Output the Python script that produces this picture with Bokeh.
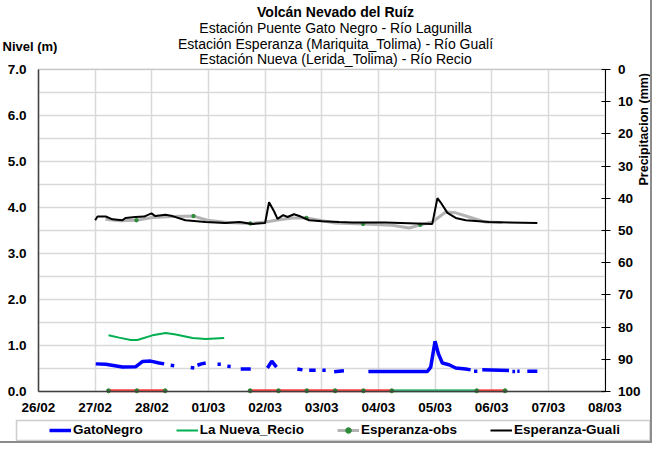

---

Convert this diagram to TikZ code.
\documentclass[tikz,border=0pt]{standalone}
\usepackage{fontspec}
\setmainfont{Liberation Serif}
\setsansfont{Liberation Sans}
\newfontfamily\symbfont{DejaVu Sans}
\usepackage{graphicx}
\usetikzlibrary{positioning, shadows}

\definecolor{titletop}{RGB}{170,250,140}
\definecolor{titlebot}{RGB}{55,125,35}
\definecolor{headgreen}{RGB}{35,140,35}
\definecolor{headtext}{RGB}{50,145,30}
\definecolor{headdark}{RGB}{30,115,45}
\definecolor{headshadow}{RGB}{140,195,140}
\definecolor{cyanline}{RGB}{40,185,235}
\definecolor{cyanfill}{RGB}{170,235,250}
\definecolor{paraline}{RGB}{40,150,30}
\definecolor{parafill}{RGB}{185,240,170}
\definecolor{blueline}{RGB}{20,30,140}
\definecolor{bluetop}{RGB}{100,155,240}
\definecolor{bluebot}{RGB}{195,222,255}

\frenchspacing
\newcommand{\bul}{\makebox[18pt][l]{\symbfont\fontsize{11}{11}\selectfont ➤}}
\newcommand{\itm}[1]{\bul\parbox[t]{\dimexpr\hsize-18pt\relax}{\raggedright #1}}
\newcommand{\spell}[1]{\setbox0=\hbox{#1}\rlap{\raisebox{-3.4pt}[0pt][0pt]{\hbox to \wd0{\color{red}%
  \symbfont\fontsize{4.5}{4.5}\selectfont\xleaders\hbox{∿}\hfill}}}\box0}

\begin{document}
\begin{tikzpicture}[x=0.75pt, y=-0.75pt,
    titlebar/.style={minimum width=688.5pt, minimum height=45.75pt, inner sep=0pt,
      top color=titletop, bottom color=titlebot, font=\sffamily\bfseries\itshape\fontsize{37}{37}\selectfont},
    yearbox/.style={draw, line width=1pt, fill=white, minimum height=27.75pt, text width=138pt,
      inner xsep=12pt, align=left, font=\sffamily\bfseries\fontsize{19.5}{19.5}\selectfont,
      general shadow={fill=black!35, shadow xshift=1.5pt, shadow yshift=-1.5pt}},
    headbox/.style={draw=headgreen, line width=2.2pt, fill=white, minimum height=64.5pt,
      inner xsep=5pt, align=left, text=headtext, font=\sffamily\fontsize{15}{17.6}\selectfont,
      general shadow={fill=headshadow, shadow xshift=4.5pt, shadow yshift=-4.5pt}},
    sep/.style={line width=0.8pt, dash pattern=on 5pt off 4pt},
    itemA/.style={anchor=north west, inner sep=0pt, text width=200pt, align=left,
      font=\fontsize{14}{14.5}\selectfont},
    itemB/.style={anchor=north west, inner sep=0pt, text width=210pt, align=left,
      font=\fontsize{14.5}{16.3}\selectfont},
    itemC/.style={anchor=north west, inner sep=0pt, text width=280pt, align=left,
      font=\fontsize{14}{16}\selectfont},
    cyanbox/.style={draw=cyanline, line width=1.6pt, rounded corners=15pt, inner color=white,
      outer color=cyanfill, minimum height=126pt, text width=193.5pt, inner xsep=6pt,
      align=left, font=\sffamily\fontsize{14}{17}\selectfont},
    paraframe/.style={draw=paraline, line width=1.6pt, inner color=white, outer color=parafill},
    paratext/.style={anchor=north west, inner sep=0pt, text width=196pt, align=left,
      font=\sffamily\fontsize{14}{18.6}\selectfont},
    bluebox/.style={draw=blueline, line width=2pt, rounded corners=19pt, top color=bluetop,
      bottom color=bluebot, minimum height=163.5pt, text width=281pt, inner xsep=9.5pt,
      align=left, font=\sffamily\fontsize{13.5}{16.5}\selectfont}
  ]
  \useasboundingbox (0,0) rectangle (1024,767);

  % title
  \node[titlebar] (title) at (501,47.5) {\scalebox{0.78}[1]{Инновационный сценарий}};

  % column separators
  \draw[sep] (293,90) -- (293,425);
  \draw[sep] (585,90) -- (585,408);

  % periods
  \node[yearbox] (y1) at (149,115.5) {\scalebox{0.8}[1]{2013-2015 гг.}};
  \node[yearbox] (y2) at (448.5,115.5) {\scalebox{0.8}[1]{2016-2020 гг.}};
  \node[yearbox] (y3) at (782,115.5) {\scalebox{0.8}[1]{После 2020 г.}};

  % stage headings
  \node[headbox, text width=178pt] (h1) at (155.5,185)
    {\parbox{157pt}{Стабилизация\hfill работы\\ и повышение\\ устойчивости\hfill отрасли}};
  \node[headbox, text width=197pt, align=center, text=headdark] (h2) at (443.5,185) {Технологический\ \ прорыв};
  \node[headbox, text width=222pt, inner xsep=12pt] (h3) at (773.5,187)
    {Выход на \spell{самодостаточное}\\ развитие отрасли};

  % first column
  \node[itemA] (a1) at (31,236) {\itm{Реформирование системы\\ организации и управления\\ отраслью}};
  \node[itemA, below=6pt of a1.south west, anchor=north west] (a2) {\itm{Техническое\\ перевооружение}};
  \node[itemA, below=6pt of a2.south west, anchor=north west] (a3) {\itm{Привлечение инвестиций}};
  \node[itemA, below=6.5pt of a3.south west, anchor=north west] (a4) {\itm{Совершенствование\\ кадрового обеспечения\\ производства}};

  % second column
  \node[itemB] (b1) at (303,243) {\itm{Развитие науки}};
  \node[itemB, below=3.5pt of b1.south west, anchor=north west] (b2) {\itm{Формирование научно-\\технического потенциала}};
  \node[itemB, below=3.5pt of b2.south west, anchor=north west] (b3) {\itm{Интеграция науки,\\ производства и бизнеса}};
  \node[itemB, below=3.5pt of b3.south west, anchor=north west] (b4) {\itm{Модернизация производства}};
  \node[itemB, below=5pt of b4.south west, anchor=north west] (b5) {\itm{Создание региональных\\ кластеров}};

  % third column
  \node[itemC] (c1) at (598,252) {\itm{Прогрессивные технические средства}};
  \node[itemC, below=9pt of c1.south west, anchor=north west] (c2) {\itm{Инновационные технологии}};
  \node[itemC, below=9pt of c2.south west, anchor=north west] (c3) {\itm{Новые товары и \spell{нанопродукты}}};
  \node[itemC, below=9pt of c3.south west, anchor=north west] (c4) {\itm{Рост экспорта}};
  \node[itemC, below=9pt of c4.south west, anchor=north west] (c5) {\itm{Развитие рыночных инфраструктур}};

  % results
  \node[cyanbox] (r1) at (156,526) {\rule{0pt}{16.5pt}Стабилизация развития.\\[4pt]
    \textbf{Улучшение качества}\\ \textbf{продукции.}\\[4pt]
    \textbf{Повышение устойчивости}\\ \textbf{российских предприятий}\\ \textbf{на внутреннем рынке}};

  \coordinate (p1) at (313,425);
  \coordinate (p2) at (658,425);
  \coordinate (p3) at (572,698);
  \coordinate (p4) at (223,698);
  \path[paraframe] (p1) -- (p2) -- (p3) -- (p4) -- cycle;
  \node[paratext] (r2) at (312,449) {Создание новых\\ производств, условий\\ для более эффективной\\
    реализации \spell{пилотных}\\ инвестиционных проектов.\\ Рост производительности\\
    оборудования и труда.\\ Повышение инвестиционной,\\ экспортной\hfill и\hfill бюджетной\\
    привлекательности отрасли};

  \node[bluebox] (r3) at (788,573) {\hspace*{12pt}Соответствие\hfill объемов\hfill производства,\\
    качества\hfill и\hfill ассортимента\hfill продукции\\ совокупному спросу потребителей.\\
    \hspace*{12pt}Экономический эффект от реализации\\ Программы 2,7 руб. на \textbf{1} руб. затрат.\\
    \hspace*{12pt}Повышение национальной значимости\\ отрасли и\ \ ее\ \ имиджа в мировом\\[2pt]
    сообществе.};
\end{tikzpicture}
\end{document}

## What you need to do
Go through the material above and copy each line that has the word "this".

## Task output
Output the Python script that produces this picture with Bokeh.
Convert this diagram to TikZ code.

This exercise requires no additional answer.